CREATE! Micro-Grant Project Explores Themes of Existence and Time Through Painting

Abbey Behan fell in love with painting as a 7-year-old, following Bob Ross tutorials in the basement with her dad. These small, early paintings opened her eyes to a more sophisticated form of painting and taught her valuable lessons about the creative process.

“Ever since I was little, I have been making artwork. There has just always been a strong urge to make things,” Behan said. “Growing up, I’ve always loved spending time by myself, so most of my summers I would be making all kinds of projects in my room. Whether it was painting, sewing, editing videos, it didn’t matter. The process of creation was so fulfilling and exciting to me. I never stopped.”

Abbey Behan

Now, a senior at Michigan State University majoring in Studio Art and Packaging, Behan received a $500 CREATE! Micro-Grant to make a large-scale oil painting depicting the 2020 COVID pandemic lockdown. More specifically, her project explores the relationship between the human body and physical space and how perceptions of this relationship change based on current events.

Passion and Inspiration

Oil painting is Behan’s passion. The feel of paint on the brush and the endless options that it creates inspires and excites her. Oil painting also works well with the large-scale paintings she enjoys most. A painting the size created for the CREATE! Micro-Grant would normally be a financial challenge as the cost of large canvases and the amount of paint it takes to cover them can add up quickly. However, the CREATE! Mirco-Grant allowed Behan to explore the art she wanted without any financial concerns.

“The ability to have complete freedom from any financial burden for this work was really helpful,” she said. “It allowed me to take risks I wouldn’t have before.”

Abbey Behan’s CREATE! Micro-Grant Project.

Behan’s inspiration for her work comes from a series of personal philosophies and questions she often thinks about. For example, what it means to exist within a space and the interpretations of that space as well as the relationship between the passing of time and perceptions of existence. To explore these themes within the context of the pandemic and 2020 lockdowns, Behan transported herself back to the early days of the pandemic, dredging up old memories and emotions tied to the strangeness of that time.

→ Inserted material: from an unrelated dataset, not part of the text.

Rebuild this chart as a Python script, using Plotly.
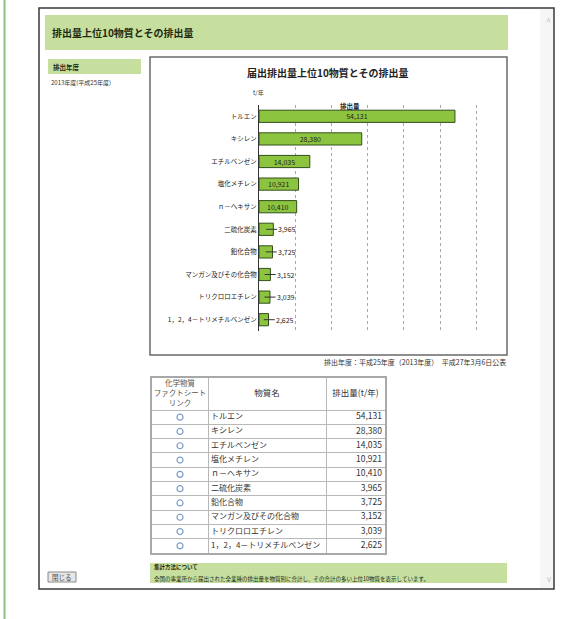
import plotly.graph_objects as go

# ---- data ----
substances = [
    "トルエン", "キシレン", "エチルベンゼン", "塩化メチレン", "ｎ－ヘキサン",
    "二硫化炭素", "鉛化合物", "マンガン及びその化合物", "トリクロロエチレン",
    "1，2，4－トリメチルベンゼン",
]
emissions = [54131, 28380, 14035, 10921, 10410, 3965, 3725, 3152, 3039, 2625]
table_headers = ["化学物質<br>ファクトシート<br>リンク", "物質名", "排出量(t/年)"]

W, H = 582, 619
FONT = "Noto Sans CJK JP"
GREEN = "#c6df9f"

# table geometry (pixels)
TBL_X0, TBL_X1 = 152, 385
TBL_TOP, HEAD_H, ROW_H = 378, 32, 14.3
COL_EDGES = [0, 56, 174, 233]          # column boundaries, px from table left
n_rows = len(substances)
head_units = HEAD_H / ROW_H


def X(px):
    return px / W


def Y(py):
    return 1 - py / H


def rect(x0, y0, x1, y1, fill=None, line=None, width=1, layer="below"):
    return dict(type="rect", xref="paper", yref="paper",
                x0=X(x0), x1=X(x1), y0=Y(y1), y1=Y(y0),
                fillcolor=fill or "rgba(0,0,0,0)",
                line=dict(color=line or "rgba(0,0,0,0)", width=width if line else 0),
                layer=layer)


def text(x, y, s, size=7, color="#222", anchor="left", bold=False):
    return dict(xref="paper", yref="paper", x=X(x), y=Y(y),
                text=f"<b>{s}</b>" if bold else s, showarrow=False,
                xanchor=anchor, yanchor="middle",
                font=dict(family=FONT, size=size, color=color))


fig = go.Figure()

# ---- horizontal bar chart ----
inside_text = [f"{v:,}" if v >= 10000 else "" for v in emissions]
fig.add_trace(go.Bar(
    x=emissions, y=substances, orientation="h", width=0.54,
    marker=dict(color="#8cc43f", line=dict(color="#33501c", width=1)),
    text=inside_text, textposition="inside", insidetextanchor="middle",
    constraintext="none",
    textfont=dict(family=FONT, size=7, color="#222"),
    cliponaxis=False, hoverinfo="skip", showlegend=False,
    xaxis="x", yaxis="y",
))

# ---- data table drawn on its own axes (x2: px across table, y2: row index) ----
rows = list(range(n_rows))
head_y = -0.5 - head_units / 2
fig.add_trace(go.Scatter(
    x=[(COL_EDGES[0] + COL_EDGES[1]) / 2] * n_rows, y=rows, mode="markers",
    marker=dict(symbol="circle-open", size=6, color="#7d9dcc", line=dict(width=1.2)),
    xaxis="x2", yaxis="y2", hoverinfo="skip", showlegend=False,
))
fig.add_trace(go.Scatter(
    x=[COL_EDGES[1] + 3] * n_rows, y=rows, mode="text",
    text=substances, textposition="middle right",
    textfont=dict(family=FONT, size=8, color="#333"),
    xaxis="x2", yaxis="y2", hoverinfo="skip", showlegend=False,
))
fig.add_trace(go.Scatter(
    x=[COL_EDGES[3] - 3] * n_rows, y=rows, mode="text",
    text=[f"{v:,}" for v in emissions], textposition="middle left",
    textfont=dict(family=FONT, size=8.5, color="#333"),
    xaxis="x2", yaxis="y2", hoverinfo="skip", showlegend=False,
))
fig.add_trace(go.Scatter(
    x=[(a + b) / 2 for a, b in zip(COL_EDGES[:-1], COL_EDGES[1:])],
    y=[head_y] * len(table_headers), mode="text",
    text=table_headers, textposition="middle center",
    textfont=dict(family=FONT, size=[7.5, 8.5, 8.5], color=["#555", "#333", "#333"]),
    xaxis="x2", yaxis="y2", hoverinfo="skip", showlegend=False,
))

# ---- page furniture ----
shapes = [
    dict(type="line", xref="paper", yref="paper", x0=X(4.5), x1=X(4.5), y0=0, y1=1,
         line=dict(color="#8dbf80", width=2), layer="below"),
    rect(39, 8, 554, 589, fill="white", line="#3a3a3a", width=1.5),     # popup window
    rect(540, 9, 553, 588, fill="#f6f6f6"),                             # scrollbar strip
    rect(45, 15, 508, 50, fill=GREEN),                                  # header band
    rect(48, 59, 141, 74, fill=GREEN),                                  # year band
    rect(150, 57, 507, 355, fill="white", line="#6a6a6a", width=1.5),   # chart frame
    rect(150, 563, 507, 583, fill=GREEN),                               # footer band
    rect(48, 572, 76, 582, fill="#e6e6e6", line="#8a8a8a", width=1),    # close button
]

annotations = [
    text(50, 32, "排出量上位10物質とその排出量", size=10, color="#1d2a10", bold=True),
    text(51, 66.5, "排出年度", size=6.5, color="#1d2a10", bold=True),
    text(49, 83, "2013年度(平成25年度)", size=6, color="#333"),
    text(328, 72, "届出排出量上位10物質とその排出量", size=10, color="#222", anchor="center", bold=True),
    text(258, 92, "t/年", size=6, color="#333", anchor="center"),
    text(350, 106, "排出量", size=6.5, color="#222", anchor="center", bold=True),
    text(508, 362, "排出年度：平成25年度（2013年度）　平成27年3月6日公表", size=7, color="#333", anchor="right"),
    text(152, 566.5, "集計方法について", size=5.5, color="#1d2a10", bold=True),
    text(152, 578.5, "全国の事業所から届出された全業種の排出量を物質別に合計し、その合計の多い上位10物質を表示しています。",
         size=5.5, color="#1d2a10"),
    text(62, 577, "閉じる", size=6.5, color="#444", anchor="center"),
    text(548, 22, "^", size=9, color="#bbbbbb", anchor="center"),
    text(549, 578, "v", size=8, color="#bbbbbb", anchor="center"),
]

# leader-line labels for the short bars
for name, v in zip(substances, emissions):
    if v < 10000:
        annotations.append(dict(
            x=v / 2, y=name, xref="x", yref="y",
            text=f"{v:,}", showarrow=True, arrowhead=0, arrowwidth=1,
            arrowcolor="#333", ax=11, ay=0, xanchor="left", standoff=0,
            borderpad=0,
            font=dict(family=FONT, size=7, color="#222"),
        ))

fig.update_layout(
    width=W, height=H,
    margin=dict(l=0, r=0, t=0, b=0),
    paper_bgcolor="white", plot_bgcolor="rgba(0,0,0,0)",
    shapes=shapes, annotations=annotations,
    font=dict(family=FONT),
    xaxis=dict(
        domain=[X(259), X(259 + 61 * 3.62)], range=[0, 61000],
        dtick=10000, showgrid=True, griddash="dot", gridcolor="#a8a8a8", gridwidth=1,
        zeroline=False, showticklabels=False, ticks="", showline=False, fixedrange=True,
    ),
    yaxis=dict(
        domain=[Y(331), Y(105)], type="category", autorange="reversed",
        showline=True, linecolor="#333", linewidth=1, ticks="", showgrid=False,
        tickfont=dict(family=FONT, size=6.5, color="#222"), fixedrange=True,
    ),
    xaxis2=dict(
        domain=[X(TBL_X0), X(TBL_X1)], range=[COL_EDGES[0], COL_EDGES[-1]],
        anchor="y2", tickmode="array", tickvals=COL_EDGES,
        showgrid=True, gridcolor="#b8b8b8", gridwidth=1,
        showline=True, mirror=True, linecolor="#a8a8a8", linewidth=1.5,
        zeroline=False, showticklabels=False, ticks="", fixedrange=True,
    ),
    yaxis2=dict(
        domain=[Y(TBL_TOP + HEAD_H + n_rows * ROW_H), Y(TBL_TOP)],
        range=[n_rows - 0.5, -0.5 - head_units], anchor="x2",
        tickmode="array", tickvals=[-0.5 - head_units] + [i - 0.5 for i in range(n_rows + 1)],
        showgrid=True, gridcolor="#b8b8b8", gridwidth=1,
        showline=True, mirror=True, linecolor="#a8a8a8", linewidth=1.5,
        zeroline=False, showticklabels=False, ticks="", fixedrange=True,
    ),
)

fig.write_html("out.html")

“It was wonky and weird,” she said. “Every day seemed different as we had new information come out about the virus. Our landscape was in constant turbulence. I found it hard to feel at home in a house I lived in for most of my life. The familiar became unfamiliar for a lot of people. That was the main takeaway that I wanted to come forward with this work. I wanted things to feel recognizable at first glance, but slowly change into something uncomfortable after further inspection.”

Painting Process

To explore these memories and themes within a painting, Behan started with stream-of-consciousness writing to clear her mind and translate all her ideas and memories to paper. Next, she gathered imagery and put together a collage as a rough composition of the painting she had begun to visualize.

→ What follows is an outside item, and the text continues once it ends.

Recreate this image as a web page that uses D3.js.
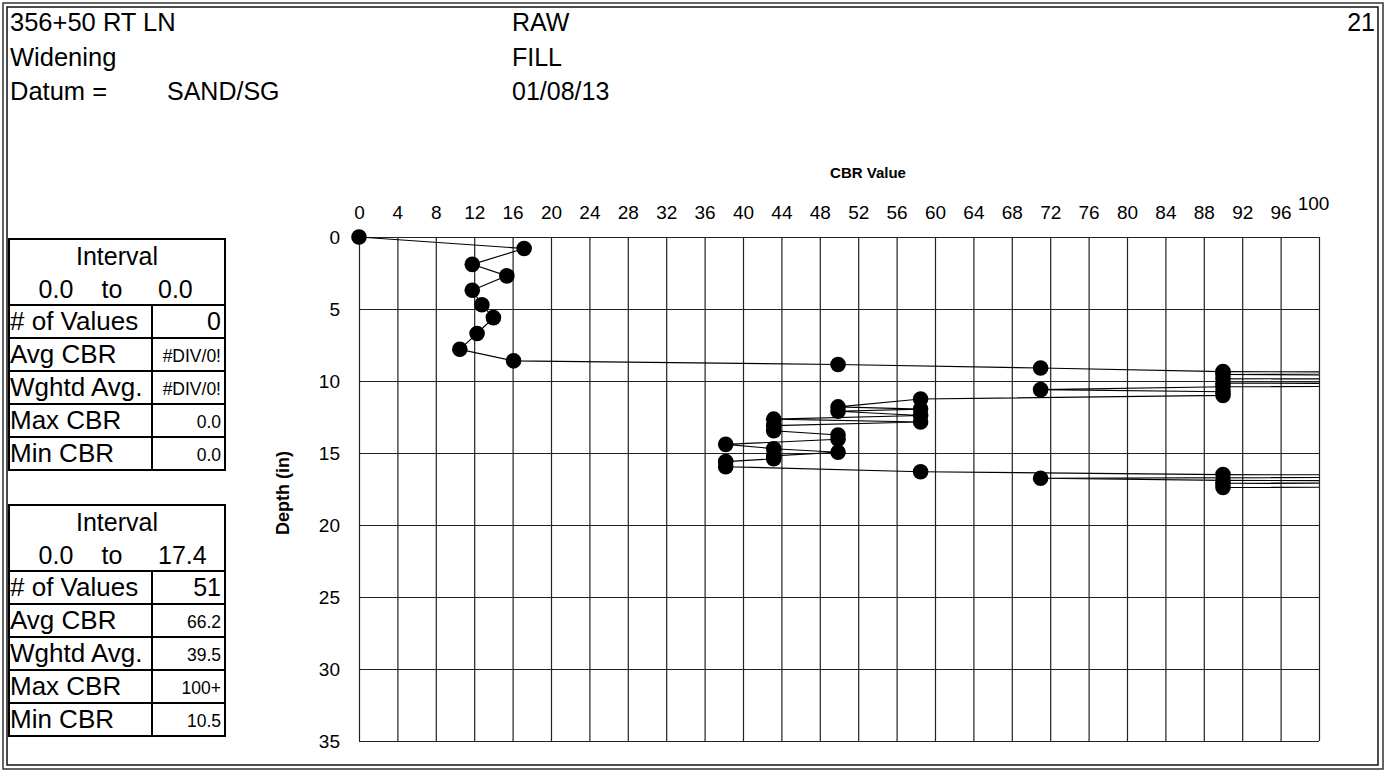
<!DOCTYPE html>
<html>
<head>
<meta charset="utf-8">
<script src="https://cdn.jsdelivr.net/npm/d3@7"></script>
<style>
  html, body { margin: 0; padding: 0; background: #fff; }
  svg { display: block; font-family: "Liberation Sans", Arial, sans-serif; }
</style>
</head>
<body>
<svg id="chart" width="1387" height="773"></svg>
<script>
// ---- data ----
const cbrValues = [
  0.0, 17.2, 11.8, 15.4, 11.8, 12.8, 14.0, 12.3, 10.5, 16.1,
  49.9, 71.0,
  90.0, 155, 90.0, 155, 90.0, 155, 90.0, 155, 90.0, 71.0, 90.0, 90.0,
  58.5, 49.9, 58.5, 49.9, 58.5, 43.2, 58.5, 43.2, 43.2, 49.9, 49.9, 38.2,
  43.2, 49.9, 43.2, 43.2, 38.2, 38.2, 58.5,
  90.0, 155, 71.0, 90.0, 155, 90.0, 155, 90.0
];
const depthValues = [
  0.0, 0.8, 1.9, 2.7, 3.7, 4.7, 5.6, 6.7, 7.8, 8.6,
  8.85, 9.1,
  9.35, 9.45, 9.55, 9.7, 9.85, 10.0, 10.15, 10.3, 10.4, 10.6, 10.75, 11.0,
  11.25, 11.8, 11.95, 12.1, 12.4, 12.65, 12.85, 13.1, 13.45, 13.75, 14.05, 14.4,
  14.7, 14.95, 15.2, 15.4, 15.6, 15.95, 16.3,
  16.5, 16.6, 16.75, 16.9, 17.0, 17.1, 17.25, 17.4
];
const xTickValues = [0,4,8,12,16,20,24,28,32,36,40,44,48,52,56,60,64,68,72,76,80,84,88,92,96,100];
const yTickValues = [0,5,10,15,20,25,30,35];

const headerLeft = ["356+50 RT LN", "Widening", "Datum ="];
const headerMid = ["RAW", "FILL", "01/08/13"];
const datumValue = "SAND/SG";
const pageNumber = "21";

const tableLabels = ["# of Values", "Avg CBR", "Wghtd Avg.", "Max CBR", "Min CBR"];
const table1Interval = ["0.0", "to", "0.0"];
const table1Values = ["0", "#DIV/0!", "#DIV/0!", "0.0", "0.0"];
const table2Interval = ["0.0", "to", "17.4"];
const table2Values = ["51", "66.2", "39.5", "100+", "10.5"];

// ---- drawing ----
const svg = d3.select("#chart");

// frame (double border)
svg.append("rect").attr("x", 3).attr("y", 3).attr("width", 1380).attr("height", 766)
  .attr("fill", "none").attr("stroke", "#333").attr("stroke-width", 1.5);
svg.append("rect").attr("x", 7).attr("y", 7).attr("width", 1371).attr("height", 758)
  .attr("fill", "none").attr("stroke", "#111").attr("stroke-width", 1.5);

// header
const hdrBase = [31, 66, 100];
headerLeft.forEach((t, i) => {
  svg.append("text").attr("x", 10).attr("y", hdrBase[i]).attr("font-size", 25.5).text(t);
});
svg.append("text").attr("x", 167).attr("y", hdrBase[2]).attr("font-size", 25).text(datumValue);
headerMid.forEach((t, i) => {
  svg.append("text").attr("x", 512).attr("y", hdrBase[i]).attr("font-size", 25).text(t);
});
svg.append("text").attr("x", 1375).attr("y", hdrBase[0]).attr("font-size", 25)
  .attr("text-anchor", "end").text(pageNumber);

// scales
const x = d3.scaleLinear().domain([0, 100]).range([359, 1319]);
const y = d3.scaleLinear().domain([0, 35]).range([237, 741]);
const plotW = x(100) - x(0), plotH = y(35) - y(0);

// grid + axes
const gx = svg.append("g").attr("transform", `translate(0,${y(0)})`)
  .call(d3.axisTop(x).tickValues(xTickValues).tickSize(-plotH).tickPadding(18).tickFormat(d3.format("d")));
gx.select(".domain").remove();
gx.selectAll(".tick line").attr("stroke", "#222").attr("stroke-width", 1.2);
gx.selectAll(".tick text").attr("font-size", 19).attr("fill", "#000")
  .attr("font-family", "Liberation Sans, Arial, sans-serif");
gx.selectAll(".tick").filter(d => d === 100).select("text").attr("dx", -6).attr("y", -27);

const gy = svg.append("g").attr("transform", `translate(${x(0)},0)`)
  .call(d3.axisLeft(y).tickValues(yTickValues).tickSize(-plotW).tickPadding(19));
gy.select(".domain").remove();
gy.selectAll(".tick line").attr("stroke", "#222").attr("stroke-width", 1.2);
gy.selectAll(".tick text").attr("font-size", 19).attr("fill", "#000")
  .attr("font-family", "Liberation Sans, Arial, sans-serif");

// axis titles
svg.append("text").attr("x", 868).attr("y", 178).attr("text-anchor", "middle")
  .attr("font-size", 15).attr("font-weight", "bold").text("CBR Value");
svg.append("text").attr("transform", "translate(289,493) rotate(-90)").attr("text-anchor", "middle")
  .attr("font-size", 18).attr("font-weight", "bold").text("Depth (in)");

// clip for data
svg.append("defs").append("clipPath").attr("id", "plotclip")
  .append("rect").attr("x", x(0) - 20).attr("y", y(0) - 20)
  .attr("width", plotW + 20).attr("height", plotH + 40);

const pts = cbrValues.map((v, i) => ({ v, d: depthValues[i] }));
const dataG = svg.append("g").attr("clip-path", "url(#plotclip)");
dataG.append("path").datum(pts)
  .attr("d", d3.line().x(p => x(p.v)).y(p => y(p.d)))
  .attr("fill", "none").attr("stroke", "#000").attr("stroke-width", 1.1);
dataG.selectAll("circle").data(pts).join("circle")
  .attr("cx", p => x(p.v)).attr("cy", p => y(p.d)).attr("r", 7.8).attr("fill", "#000");

// tables
function drawTable(top, interval, values) {
  const left = 9, right = 225, div = 152;
  const hdrH = 66, rowH = 33;
  const g = svg.append("g");
  const bottom = top + hdrH + rowH * 5;
  g.append("rect").attr("x", left).attr("y", top).attr("width", right - left).attr("height", bottom - top)
    .attr("fill", "#fff").attr("stroke", "#000").attr("stroke-width", 2);
  g.append("text").attr("x", (left + right) / 2).attr("y", top + 26).attr("text-anchor", "middle")
    .attr("font-size", 25).text("Interval");
  g.append("text").attr("x", 56).attr("y", top + 59).attr("text-anchor", "middle").attr("font-size", 25).text(interval[0]);
  g.append("text").attr("x", 112).attr("y", top + 59).attr("text-anchor", "middle").attr("font-size", 25).text(interval[1]);
  g.append("text").attr("x", 158).attr("y", top + 59).attr("font-size", 25).text(interval[2]);
  const rowsTop = top + hdrH;
  g.append("line").attr("x1", div).attr("x2", div).attr("y1", rowsTop).attr("y2", bottom)
    .attr("stroke", "#000").attr("stroke-width", 2);
  tableLabels.forEach((lab, i) => {
    const ry = rowsTop + rowH * i;
    g.append("line").attr("x1", left).attr("x2", right).attr("y1", ry).attr("y2", ry)
      .attr("stroke", "#000").attr("stroke-width", 2);
    g.append("text").attr("x", left + 1).attr("y", ry + 25).attr("font-size", 26).text(lab);
    const big = i === 0;
    g.append("text").attr("x", right - 4).attr("y", ry + (big ? 25 : 24)).attr("text-anchor", "end")
      .attr("font-size", big ? 25 : 17.5).text(values[i]);
  });
}
drawTable(239, table1Interval, table1Values);
drawTable(505, table2Interval, table2Values);
</script>
</body>
</html>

“I try to find ways for there to be a push and a pull with the viewer and make connections between things in the image,” Behan said.

A black and white picture of a woman with a tall painting in the background.
Abbey Behan with a painting she made this past spring.

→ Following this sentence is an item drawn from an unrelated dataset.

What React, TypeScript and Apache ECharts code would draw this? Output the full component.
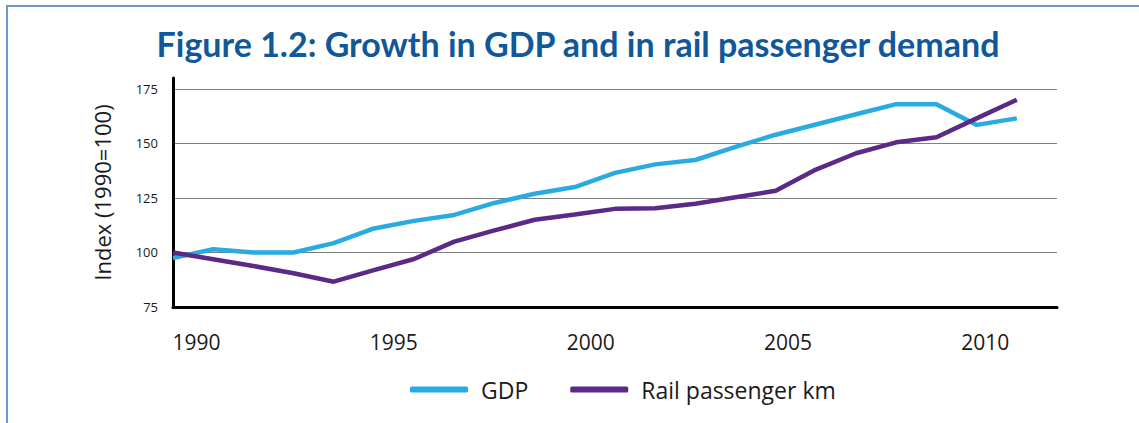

Then, she began painting and expressing these connections on canvas.

“This is usually a reactionary process and less pre-planned,” she said. “I love to let the brush take control at times. Listening to music while I work is also very influential. It helps me find a good rhythm with mark-making. I look at painting very similarly to dancing. They are both very gestural, and I am drawn to the emotional rawness that it adds.”

Two of her artistic influences embody this raw look. Behan loves Matisse and Picasso, both famous for their impulsive brushwork and unpolished style. She also admires Robert Rauchenberg, Rene Magritte, Jasper Johns, Katharina Grosse, Marcel Duchamp, Christina Quarles, and Andre Kertesz.

“I find it really influential to look at artists who are doing things differently than I am,” she said. “There is something that I can always learn and pull from. It breaks me out of repetition and pushes me to try new things with my work.”

A Look to the Future

While working on her CREATE! Micro-Grant project, Behan experienced a profound moment of insight that opened the door to new creative possibilities for future projects. She was about to add the final marks to the painting, but something still didn’t feel right.

“I decided to take a risk and put down some large flat areas of paint, which I never do,” she said. “It definitely paid off in the end and opened my mind to experimenting with different languages of painting in my future works. It was a really cool moment. Risk-taking is so important in creative endeavors. It’s so easy to get complacent with what you make. Always fun to shake things up sometimes.”

“Whether they [the audience] take something about the philosophy of the painting away or something completely different, it doesn’t really matter to me. As long as it sparks conversation, inspiration, and reflection, it was successful.”

Abbey Behan

Behan hopes her CREATE! Micro-Grant project inspires people to find deeper connections within themselves. Her work comes from a strong understanding of who she is and what she is interested in. Her work expresses deep philosophies and thoughts that can only be expressed through a visual outlet.

“In a way, I think that is true for every work of art created,” she said. “So, whether they [the audience] take something about the philosophy of the painting away or something completely different, it doen’t really matter to me. As long as it sparks conversation, inspiration, and reflection, it was successful.”